Quel est le lien entre l’inégalité d’accès à des enseignants chevronnés et les disparités d’apprentissage entre élèves favorisés et défavorisés ? Le chapitre 4 approfondit cette question en notant, par exemple, que les pays et territoires où la répartition des enseignants expérimentés est inégale ont aussi obtenu des scores en moyenne inférieurs à l’évaluation PISA 2018 de la compréhension de l’écrit. Le même constat vaut pour les systèmes éducatifs où les enseignants ayant une formation solide, ainsi que ceux qui savent optimiser leur temps de classe, sont répartis de manière inégale, et dans ces trois cas, surtout au détriment des élèves défavorisés. Pour ce qui est des compétences numériques des élèves, c’est l’accès à des enseignants ayant un sentiment d’efficacité personnelle élevé dans ce domaine qui apparaît essentiel. Les élèves défavorisés ont ainsi la possibilité d’acquérir des compétences numériques égales, voire supérieures, à celles de leurs pairs favorisés lorsque la répartition des enseignants confiants dans l’utilisation des TIC est plus uniforme.

Le chapitre 4 examine également les possibilités dont disposent les systèmes éducatifs pour inciter davantage de bons enseignants à travailler dans les établissements défavorisés qui en ont le plus besoin. L'autonomie des établissements semble prometteuse à cet égard, même si d’autres facteurs entrent souvent en jeu. Dans les systèmes accordant aux établissements une plus grande marge de manœuvre pour recruter et licencier les enseignants et fixer leurs salaires, la répartition des meilleurs enseignants semble plus équitable. Les facteurs, tels que l’expérience, qui jouent un rôle prépondérant dans la répartition des enseignants dans les systèmes éducatifs centralisés ont moins d’importance dans les systèmes plus décentralisés, faisant ainsi de l’expérience de l’enseignant un atout, certes, mais au même titre que tout un ensemble d’autres critères. Les établissements parviennent souvent mieux que les systèmes éducatifs à cerner certains points forts des enseignants qui, à la différence des années d’ancienneté, sont difficiles à identifier.

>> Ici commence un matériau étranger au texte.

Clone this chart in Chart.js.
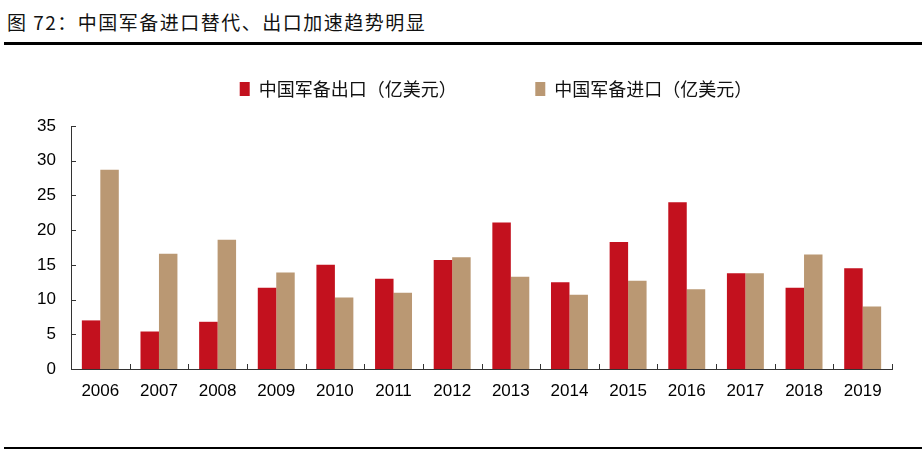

En outre, plus les chefs d’établissement ont d’autonomie pour adapter la rémunération des enseignants à la difficulté des tâches qu’ils assument, plus les établissements sont en mesure d’attirer les enseignants les plus chevronnés dans les classes les plus difficiles.

L’octroi d’une plus grande autonomie aux établissements concernant les décisions relatives à leur personnel ne va toutefois pas sans réserve. Le renforcement de l’autonomie nécessite ainsi la mise en place de mesures de responsabilisation plus strictes et de mécanismes permettant aux établissements défavorisés de faire jeu égal avec les établissements favorisés pour attirer les enseignants talentueux. Les modèles de financement progressif des établissements, comme ceux adoptés en Suède, permettent aux établissements défavorisés de verser des salaires plus élevés. Souvent, ce ne sont toutefois pas les incitations financières qui attirent les meilleurs enseignants dans les établissements défavorisés, mais la possibilité de progresser plus rapidement dans leur carrière : c’est l’une des caractéristiques des mesures systémiques, comme celles appliquées par Shanghai (Chine). Enfin, les modèles de choix contrôlé, comme ceux adoptés par la Communauté flamande de Belgique, sont un autre exemple de moyens de parvenir à une répartition plus équitable des enseignants efficaces : en accordant aux parents la liberté de choisir l’établissement de leur enfant tout en impliquant les établissements dans le recrutement des enseignants, on incite les établissements à rechercher des enseignants dont les caractéristiques spécifiques répondront réellement aux besoins existants. Dans ce modèle, la liberté laissée aux établissements dans le recrutement de leur personnel s’accompagne de mesures de responsabilisation supplémentaires ainsi que d’un financement basé sur les besoins.